Oczywiście od zawsze królowały tu ryby – morskie i rzeczne. Łotysze do dziś przez wszystkie przypadki odmieniają szprotki, szczupaki, dorsze, węgorze, okonie… Najchętniej wędzone. No i marynowane śledzie – bezwzględnie z twarogiem. A jeśli nie masz problemu z jedzeniem owoców morza, musisz posmakować minoga – pieczonego w całości lub zalanego galaretką (tylko nie patrz mu w paszczę, bo możesz stracić apetyt i nie dasz rady spróbować).
Zobacz także
Po te i inne lokalne przysmaki najlepiej wybrać się na Targowisko Centralne (Centrāltirgus). Do budowy kompleksu słynnych hal targowych wykorzystano hangary niemieckich zeppelinów, przetransportowane spod Lipawy. Pod imponującymi kopułami znajdziecie łotewskie produkty prosto od wytwórców. Sprzedawcy chętnie częstują rarytasami, a pomiędzy rybami i kawiorem, mięsem, nabiałem, owocami i warzywami nie brak stoisk z… samogonem. Za dnia lepiej postawić jednak na piwo – znajdziecie tu mnóstwo pysznych kraftowych (kto jednak woli łotewskie piwa koncernowe, np. Aldaris czy Uzavas, też będzie zadowolony).

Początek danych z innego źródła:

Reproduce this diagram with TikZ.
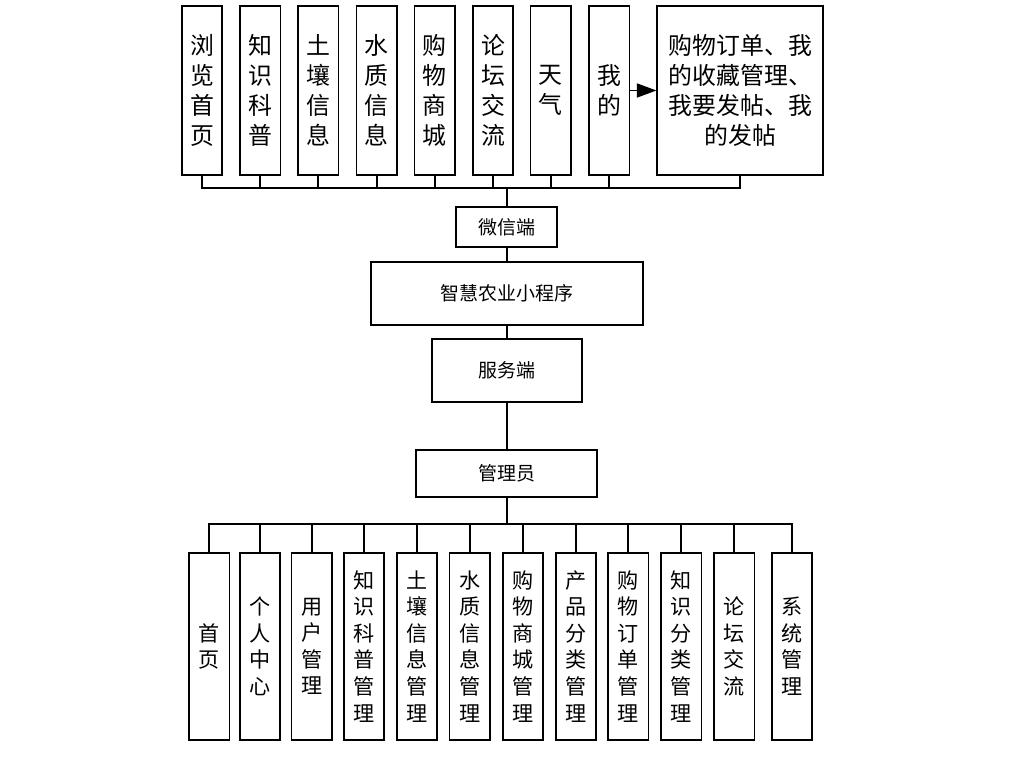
\documentclass[tikz,border=0pt]{standalone}
\usepackage{fontspec}
\setmainfont{Noto Sans CJK SC}
\usetikzlibrary{arrows.meta}

\begin{document}
\begin{tikzpicture}[
  x=0.025cm, y=-0.025cm,
  line width=1.2pt,
  topbox/.style={draw,inner sep=0pt,align=center,minimum width=1.01cm,minimum height=4.22cm,font=\fontsize{17}{21.3}\selectfont},
  midbox/.style={draw,inner sep=0pt,align=center,font=\fontsize{13.5}{16}\selectfont},
  botbox/.style={draw,inner sep=0pt,align=center,minimum width=1.01cm,minimum height=4.68cm,font=\fontsize{15}{18.9}\selectfont}
]
\useasboundingbox (0,0) rectangle (1024,760);

% top row
\node[topbox] (t1) at (202,90.5) {浏\\览\\首\\页};
\node[topbox] (t2) at (260.3,90.5) {知\\识\\科\\普};
\node[topbox] (t3) at (318.3,90.5) {土\\壤\\信\\息};
\node[topbox] (t4) at (376.7,90.5) {水\\质\\信\\息};
\node[topbox] (t5) at (434.7,90.5) {购\\物\\商\\城};
\node[topbox] (t6) at (493,90.5) {论\\坛\\交\\流};
\node[topbox] (t7) at (550.8,90.5) {天\\气};
\node[topbox] (t8) at (609.2,90.5) {我\\的};
\node[topbox,minimum width=4.15cm] (wd) at (740.3,90.5) {购物订单、我\\的收藏管理、\\我要发帖、我\\的发帖};
\draw[-{Triangle[length=14pt,width=10pt]}] (t8.east) -- (wd.west);

% middle
\node[midbox,minimum width=2.53cm,minimum height=1cm] (wx) at (506.7,227.3) {微信端};
\node[midbox,minimum width=6.8cm,minimum height=1.58cm] (xcx) at (506.7,293.3) {智慧农业小程序};
\node[midbox,minimum width=3.75cm,minimum height=1.56cm] (fwd) at (506.7,370.5) {服务端};
\node[midbox,minimum width=4.52cm,minimum height=1.17cm] (gly) at (506.7,473.3) {管理员};

\coordinate (busT) at (506.7,188.3);
\coordinate (busB) at (506.7,524);

\draw (t1.south) |- (busT) (t2.south) |- (busT) (t3.south) |- (busT)
      (t4.south) |- (busT) (t5.south) |- (busT) (t6.south) |- (busT)
      (t7.south) |- (busT) (t8.south) |- (busT) (wd.south) |- (busT);
\draw (busT) -- (wx);
\draw (wx) -- (xcx);
\draw (xcx) -- (fwd);
\draw (fwd) -- (gly);
\draw (gly) -- (busB);

% bottom row
\node[botbox] (b1) at (209.3,646.3) {首\\页};
\node[botbox] (b2) at (260,646.3) {个\\人\\中\\心};
\node[botbox] (b3) at (311.7,646.3) {用\\户\\管\\理};
\node[botbox] (b4) at (364,646.3) {知\\识\\科\\普\\管\\理};
\node[botbox] (b5) at (417,646.3) {土\\壤\\信\\息\\管\\理};
\node[botbox] (b6) at (469.7,646.3) {水\\质\\信\\息\\管\\理};
\node[botbox] (b7) at (523,646.3) {购\\物\\商\\城\\管\\理};
\node[botbox] (b8) at (576,646.3) {产\\品\\分\\类\\管\\理};
\node[botbox] (b9) at (628.3,646.3) {购\\物\\订\\单\\管\\理};
\node[botbox] (b10) at (681.3,646.3) {知\\识\\分\\类\\管\\理};
\node[botbox] (b11) at (734.2,646.3) {论\\坛\\交\\流};
\node[botbox] (b12) at (792,646.3) {系\\统\\管\\理};

\draw (busB) -| (b1.north) (busB) -| (b2.north) (busB) -| (b3.north)
      (busB) -| (b4.north) (busB) -| (b5.north) (busB) -| (b6.north)
      (busB) -| (b7.north) (busB) -| (b8.north) (busB) -| (b9.north)
      (busB) -| (b10.north) (busB) -| (b11.north) (busB) -| (b12.north);
\end{tikzpicture}
\end{document}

Na zakończenie kulinarnej wyprawy - jeśli tak jak ja kochacie rooftop bary - koniecznie udajcie się do restauracji Herbaris, zlokalizowanej na ostatnim piętrze centrum handlowego Galleria Riga. Wnętrze jest zaprojektowane zjawiskowo, a widok, który się roztacza z tarasu – na piękną panoramę i ryskie dachy – jest dosłownie niebiański.